Set down word for word the lines running from the line with "Give me the" to the line with "from matplotlib.lines import Line2D", ends included. Skip every picture.

§ **Figure scripts**:
_ _ _ _

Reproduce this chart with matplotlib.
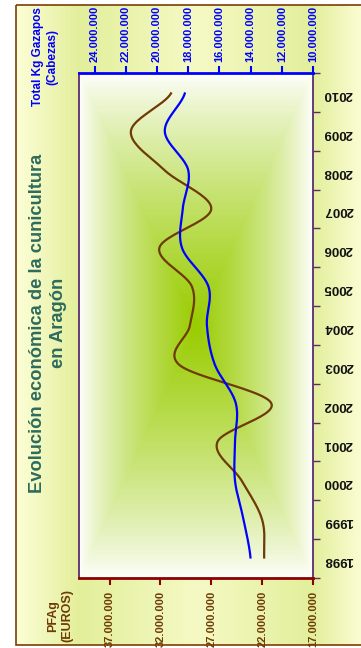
import numpy as np
import matplotlib
matplotlib.use("Agg")
import matplotlib.pyplot as plt
from matplotlib.patches import Rectangle
from matplotlib.ticker import FuncFormatter

plt.rcParams['font.family'] = ['Liberation Sans', 'DejaVu Sans']
plt.rcParams['font.weight'] = 'bold'

# data
years = ['1998', '1999', '2000', '2001', '2002', '2003', '2004',
         '2005', '2006', '2007', '2008', '2009', '2010']
pfag_euros = [21.8e6, 22.0e6, 24.0e6, 26.4e6, 21.1e6, 30.2e6, 29.1e6,
              28.9e6, 32.1e6, 27.0e6, 31.6e6, 34.9e6, 30.9e6]
kg_gazapos = [14.0e6, 14.45e6, 15.0e6, 15.0e6, 14.95e6, 16.3e6, 16.8e6,
              16.7e6, 18.4e6, 18.35e6, 18.0e6, 19.5e6, 18.2e6]
pfag_ticks = [17e6, 22e6, 27e6, 32e6, 37e6]
kg_ticks = [10e6, 12e6, 14e6, 16e6, 18e6, 20e6, 22e6, 24e6]

W, H = 361, 648
BROWN = '#6E3A06'
BLUE = '#0000FF'
DARKRED = '#8B0000'
PURPLE = '#5B2C6F'
TITLE = '#2E6B5C'


def smooth(vals, n=24):
    # Catmull-Rom smoothing like Excel's "smoothed line"
    v = np.asarray(vals, dtype=float)
    p = np.concatenate([[v[0]], v, [v[-1]]])
    xs, ys = [], []
    for i in range(len(v) - 1):
        p0, p1, p2, p3 = p[i], p[i + 1], p[i + 2], p[i + 3]
        t = np.linspace(0, 1, n, endpoint=(i == len(v) - 2))
        y = 0.5 * ((2 * p1) + (-p0 + p2) * t + (2 * p0 - 5 * p1 + 4 * p2 - p3) * t ** 2
                   + (-p0 + 3 * p1 - 3 * p2 + p3) * t ** 3)
        xs.append(i + t)
        ys.append(y)
    return np.concatenate(xs), np.concatenate(ys)


def fmt(v, pos=None):
    return '{:,.0f}'.format(v).replace(',', '.')


fig = plt.figure(figsize=(W / 100, H / 100), dpi=100)

# outer background with gradient frame
bg = fig.add_axes([0, 0, 1, 1], zorder=0)
bg.set_xlim(0, W)
bg.set_ylim(H, 0)
bg.axis('off')
xx = np.arange(W) + 0.5
w = np.interp(xx, [16, 79, 196, 313, 361], [0.05, 0.7, 0.25, 0.7, 0.1])
pale = np.array([1.0, 1.0, 0.86])
green = np.array([0.84, 0.91, 0.5])
row = pale[None, :] * (1 - w[:, None]) + green[None, :] * w[:, None]
img = np.ones((H, W, 3))
img[5:645, 16:, :] = row[16:][None, :, :]
bg.imshow(img, extent=[0, W, H, 0], aspect='auto', interpolation='bilinear')
bg.add_patch(Rectangle((16, 5), W, 640, fill=False, ec='#7A3E06', lw=1.2))

# plot area
left, right, top, bottom = 79, 313, 73, 578
pos = [left / W, 1 - bottom / H, (right - left) / W, (bottom - top) / H]

pbg = fig.add_axes(pos, zorder=1)
gx, gy = np.meshgrid(np.linspace(-1, 1, 240), np.linspace(-1, 1, 500))
r = np.clip(1 - np.maximum(np.abs(gx), np.abs(gy)), 0, 1) ** 0.8
cgreen = np.array([0.6, 0.8, 0.0])
grad = np.ones((500, 240, 3)) * (1 - r[..., None]) + cgreen * r[..., None]
pbg.imshow(grad, extent=[0, 1, 0, 1], aspect='auto', interpolation='bilinear')
pbg.axis('off')

ax = fig.add_axes(pos, zorder=2)
ax.patch.set_alpha(0)
ax2 = ax.twiny()

yi, yb = smooth(pfag_euros)
ax.plot(yb, yi, color=BROWN, lw=1.6, solid_capstyle='butt')
yi2, yk = smooth(kg_gazapos)
ax2.plot(yk, yi2, color=BLUE, lw=1.6, solid_capstyle='butt')

ax.set_ylim(-0.5, len(years) - 0.5)
ax.set_xlim(40e6, 17e6)
ax2.set_xlim(25e6, 10e6)

# bottom axis (PFAg)
ax.set_xticks(pfag_ticks)
ax.xaxis.set_major_formatter(FuncFormatter(fmt))
ax.tick_params(axis='x', direction='out', length=5, width=1.5, color=DARKRED,
               labelsize=8, labelcolor=BROWN, labelrotation=90, pad=4)

# year axis on the right
ax.set_yticks(range(len(years)))
ax.set_yticklabels(years)
ax.set_yticks(np.arange(-0.5, len(years)), minor=True)
ax.tick_params(axis='y', which='major', left=False, right=False, labelleft=False,
               labelright=True, labelsize=9.5, labelcolor='#111111', labelrotation=180, pad=4)
ax.tick_params(axis='y', which='minor', left=False, right=True, direction='out',
               length=5, width=1, color=PURPLE)

# top axis (Total Kg)
ax2.set_xticks(kg_ticks)
ax2.xaxis.set_major_formatter(FuncFormatter(fmt))
ax2.tick_params(axis='x', direction='out', length=5, width=1.5, color=BLUE,
                labelsize=8, labelcolor=BLUE, labelrotation=90, pad=3)

for s in ['left', 'right']:
    ax.spines[s].set_color(PURPLE)
    ax.spines[s].set_linewidth(1.3)
ax.spines['bottom'].set_color(DARKRED)
ax.spines['bottom'].set_linewidth(2)
ax.spines['top'].set_visible(False)
for s in ['left', 'right', 'bottom']:
    ax2.spines[s].set_visible(False)
ax2.spines['top'].set_color(BLUE)
ax2.spines['top'].set_linewidth(2)

# texts
fig.text(48 / W, 1 - 323 / H, 'Evolución económica de la cunicultura\nen Aragón',
         rotation=90, ha='center', va='center', fontsize=13.2, color=TITLE,
         fontweight='bold', linespacing=1.25, multialignment='center')
fig.text(60 / W, 1 - 616 / H, 'PFAg\n(EUROS)', rotation=90, ha='center',
         va='center', fontsize=9, color=BROWN, fontweight='bold',
         multialignment='center')
fig.text(45 / W, 1 - 57 / H, 'Total Kg Gazapos\n(Cabezas)', rotation=90,
         ha='center', va='center', fontsize=8.5, color=BLUE, fontweight='bold',
         multialignment='center')

fig.savefig('out.png', dpi=100)
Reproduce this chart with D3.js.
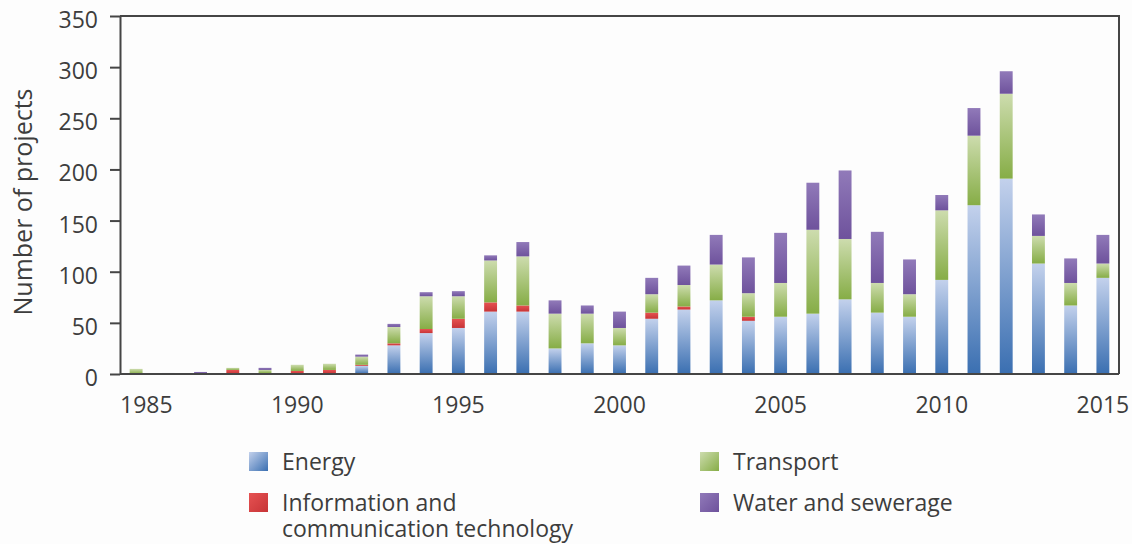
<!DOCTYPE html>
<html>
<head>
<meta charset="utf-8">
<script src="https://cdn.jsdelivr.net/npm/d3@7"></script>
<style>
  html, body { margin: 0; padding: 0; background: #fdfdfd; }
  svg { display: block; }
  text { font-family: "Open Sans", "Noto Sans", sans-serif; fill: #3d3d3d; }
</style>
</head>
<body>
<svg id="chart" width="1132" height="544"></svg>
<script>
const years = [1985,1986,1987,1988,1989,1990,1991,1992,1993,1994,1995,1996,1997,1998,1999,2000,
               2001,2002,2003,2004,2005,2006,2007,2008,2009,2010,2011,2012,2013,2014,2015];
const energy    = [0,0,1,0,0,0,0,8,28,40,45,61,61,25,30,28,54,63,72,52,56,59,73,60,56,92,165,191,108,67,94];
const ict       = [0,0,0,4,1,3,4,1,2,4,9,9,6,0,0,0,6,3,0,4,0,0,0,0,0,0,0,0,0,0,0];
const transport = [5,0,0,2,3,6,6,8,16,32,22,41,48,34,29,17,18,21,35,23,33,82,59,29,22,68,68,83,27,22,14];
const water     = [0,1,1,0,2,0,0,2,3,4,5,5,14,13,8,16,16,19,29,35,49,46,67,50,34,15,27,22,21,24,28];

const seriesKeys   = ["energy", "ict", "transport", "water"];
const seriesNames  = ["Energy", "Information and communication technology", "Transport", "Water and sewerage"];
const yTicks = [0, 50, 100, 150, 200, 250, 300, 350];
const xTickYears = [1985, 1990, 1995, 2000, 2005, 2010, 2015];
const yTitle = "Number of projects";

const gradients = {
  energy:    ["#c3d1ec", "#3a6fb1"],
  ict:       ["#e65252", "#c73437"],
  transport: ["#cddcae", "#86ad46"],
  water:     ["#917ab9", "#6e529c"]
};

const rows = years.map((yr, i) => ({
  year: yr, energy: energy[i], ict: ict[i], transport: transport[i], water: water[i]
}));

const svg = d3.select("#chart");
const mLeft = 120, mRight = 1119, mTop = 16, mBottom = 374;

const defs = svg.append("defs");
seriesKeys.forEach(k => {
  const g = defs.append("linearGradient").attr("id", "g-" + k)
    .attr("x1", 0).attr("y1", 0).attr("x2", 0).attr("y2", 1);
  g.append("stop").attr("offset", "0%").attr("stop-color", gradients[k][0]);
  g.append("stop").attr("offset", "100%").attr("stop-color", gradients[k][1]);
  const gl = defs.append("linearGradient").attr("id", "gl-" + k)
    .attr("x1", 0).attr("y1", 0).attr("x2", 1).attr("y2", 1);
  gl.append("stop").attr("offset", "0%").attr("stop-color", gradients[k][0]);
  gl.append("stop").attr("offset", "100%").attr("stop-color", gradients[k][1]);
});

const x = d3.scaleBand().domain(years).range([mLeft, mRight]).paddingInner(0.6).paddingOuter(0.3);
const y = d3.scaleLinear().domain([0, 350]).range([mBottom, mTop]);

const stacked = d3.stack().keys(seriesKeys)(rows);

svg.append("g").selectAll("g").data(stacked).join("g")
  .attr("fill", d => "url(#g-" + d.key + ")")
  .selectAll("rect").data(d => d).join("rect")
  .attr("x", d => x(d.data.year))
  .attr("width", x.bandwidth())
  .attr("y", d => y(d[1]))
  .attr("height", d => Math.max(0, y(d[0]) - y(d[1])));

// frame (top and right)
svg.append("path")
  .attr("d", `M${mLeft},${mTop}H${mRight}V${mBottom}`)
  .attr("fill", "none").attr("stroke", "#454545").attr("stroke-width", 2);

// y axis
const yAxis = svg.append("g").attr("transform", `translate(${mLeft},0)`)
  .call(d3.axisLeft(y).tickValues(yTicks).tickSize(10).tickPadding(12).tickSizeOuter(0));
yAxis.select(".domain").attr("stroke", "#454545").attr("stroke-width", 2);
yAxis.selectAll(".tick line").attr("stroke", "#454545").attr("stroke-width", 2);
yAxis.selectAll(".tick text").attr("font-size", 23).attr("dy", "0.5em")
  .style("font-family", "'Open Sans', sans-serif").attr("fill", "#3d3d3d");

// x axis
const xAxis = svg.append("g").attr("transform", `translate(0,${mBottom})`)
  .call(d3.axisBottom(x).tickValues(xTickYears).tickSize(0).tickPadding(23).tickSizeOuter(0));
xAxis.select(".domain").attr("stroke", "#454545").attr("stroke-width", 2)
  .attr("d", `M${mLeft},0H${mRight}`);
xAxis.selectAll(".tick text").attr("font-size", 23)
  .style("font-family", "'Open Sans', sans-serif").attr("fill", "#3d3d3d");
xAxis.selectAll(".tick").filter(d => d === years[0]).select("text")
  .attr("text-anchor", "start").attr("x", mLeft - (x(years[0]) + x.bandwidth() / 2));

// y title
svg.append("text")
  .attr("transform", `translate(32,202) rotate(-90)`)
  .attr("text-anchor", "middle").attr("font-size", 25)
  .text(yTitle);

// legend
const legendItems = [
  { key: "energy", lines: ["Energy"], x: 249, y: 452 },
  { key: "transport", lines: ["Transport"], x: 700, y: 452 },
  { key: "ict", lines: ["Information and", "communication technology"], x: 249, y: 493 },
  { key: "water", lines: ["Water and sewerage"], x: 700, y: 493 }
];
const lg = svg.append("g").selectAll("g").data(legendItems).join("g")
  .attr("transform", d => `translate(${d.x},${d.y})`);
lg.append("rect").attr("width", 19).attr("height", 19)
  .attr("fill", d => "url(#gl-" + d.key + ")");
lg.each(function(d) {
  const g = d3.select(this);
  d.lines.forEach((ln, i) => {
    g.append("text").attr("x", 33).attr("y", 18 + i * 26).attr("font-size", 23).text(ln);
  });
});
</script>
</body>
</html>
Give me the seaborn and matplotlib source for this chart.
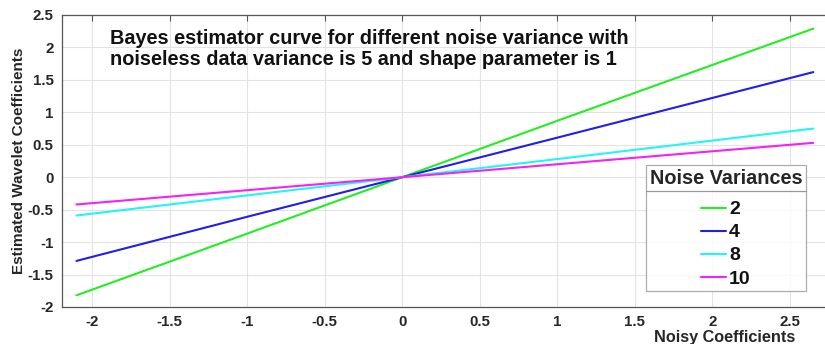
import matplotlib
matplotlib.use("Agg")
import matplotlib.pyplot as plt
import seaborn as sns
import pandas as pd
from matplotlib.lines import Line2D

# ---- data ----
noisy_coeffs = [-2.1, -1.0, 0.0, 1.0, 2.65]
est_var2 = [-1.82, -0.87, 0.0, 0.87, 2.29]
est_var4 = [-1.29, -0.61, 0.0, 0.61, 1.62]
est_var8 = [-0.59, -0.28, 0.0, 0.28, 0.75]
est_var10 = [-0.42, -0.20, 0.0, 0.20, 0.53]
variance_labels = ["2", "4", "8", "10"]
x_ticks = [-2, -1.5, -1, -0.5, 0, 0.5, 1, 1.5, 2, 2.5]
x_tick_labels = ["-2", "-1.5", "-1", "-0.5", "0", "0.5", "1", "1.5", "2", "2.5"]
y_ticks = [-2, -1.5, -1, -0.5, 0, 0.5, 1, 1.5, 2, 2.5]
y_tick_labels = ["-2", "-1.5", "-1", "-0.5", "0", "0.5", "1", "1.5", "2", "2.5"]

series = [est_var2, est_var4, est_var8, est_var10]
rows = []
for lab, ys in zip(variance_labels, series):
    for x, y in zip(noisy_coeffs, ys):
        rows.append({"x": x, "y": y, "var": lab})
df = pd.DataFrame(rows)

colors = ["#22ee22", "#1f1fe6", "#22f5f5", "#f522f5"]

sns.set_style("white")
plt.rcParams["font.family"] = ["Liberation Sans", "DejaVu Sans"]
plt.rcParams["font.weight"] = "bold"

W, H = 825, 344
fig = plt.figure(figsize=(W / 100, H / 100), dpi=100)
ax = fig.add_axes([62 / W, 37 / H, 771 / W, 292 / H])

sns.lineplot(data=df, x="x", y="y", hue="var", palette=colors,
             hue_order=variance_labels, linewidth=1.5, ax=ax, legend=False)

ax.set_xlim(-2.193, 2.777)
ax.set_ylim(-2, 2.5)
ax.set_xticks(x_ticks)
ax.set_xticklabels(x_tick_labels)
ax.set_yticks(y_ticks)
ax.set_yticklabels(y_tick_labels)
ax.grid(True, color="#e3e3e3", linewidth=0.8)
ax.set_axisbelow(True)
ax.tick_params(axis="both", direction="in", length=4, color="#555555",
               labelsize=10.8, labelcolor="#262626", top=True, right=False, pad=6)
for lab in ax.get_xticklabels() + ax.get_yticklabels():
    lab.set_fontweight("bold")
for s in ["left", "bottom", "top"]:
    ax.spines[s].set_color("#555555")
    ax.spines[s].set_linewidth(0.9)
ax.spines["right"].set_visible(False)

ax.set_ylabel("Estimated Wavelet Coefficients", fontsize=11, fontweight="bold",
              color="#262626")
ax.yaxis.set_label_coords(-0.047, 0.5)
ax.set_xlabel("Noisy Coefficients", fontsize=11.7, fontweight="bold", color="#262626")
ax.xaxis.set_label_coords(0.859, -0.078)

ax.text(0.062, 0.952,
        "Bayes estimator curve for different noise variance with\n"
        "noiseless data variance is 5 and shape parameter is 1",
        transform=ax.transAxes, fontsize=14.3, fontweight="bold", color="#111111",
        va="top", ha="left", linespacing=1.13)

handles = [Line2D([0], [0], color=c, lw=1.5) for c in colors]
leg = ax.legend(handles, variance_labels, title="Noise Variances",
                loc="upper right", bbox_to_anchor=(0.965, 0.485),
                frameon=True, fancybox=False, edgecolor="#999999",
                prop={"weight": "bold", "size": 14},
                title_fontproperties={"weight": "bold", "size": 14.3},
                handlelength=1.3, handletextpad=0.15, labelspacing=0.28,
                borderpad=0.2, borderaxespad=0)
leg.get_frame().set_linewidth(0.9)
leg._legend_box.align = "center"
leg._legend_box.sep = 9
for t in leg.get_texts():
    t.set_color("#111111")

fig.canvas.draw()
bb = leg.get_window_extent()
tb = leg.get_title().get_window_extent()
ysep = (tb.y0 - 3) / H
fig.add_artist(Line2D([bb.x0 / W, bb.x1 / W], [ysep, ysep],
                      transform=fig.transFigure, color="#999999", lw=0.9))

fig.savefig("out.png", dpi=100)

_ _ _ _

§ **WRITTEN SOLUTION**:
Give me the seaborn and matplotlib source for this chart.
import matplotlib
matplotlib.use("Agg")
import matplotlib.pyplot as plt
import seaborn as sns
import pandas as pd
from matplotlib.lines import Line2D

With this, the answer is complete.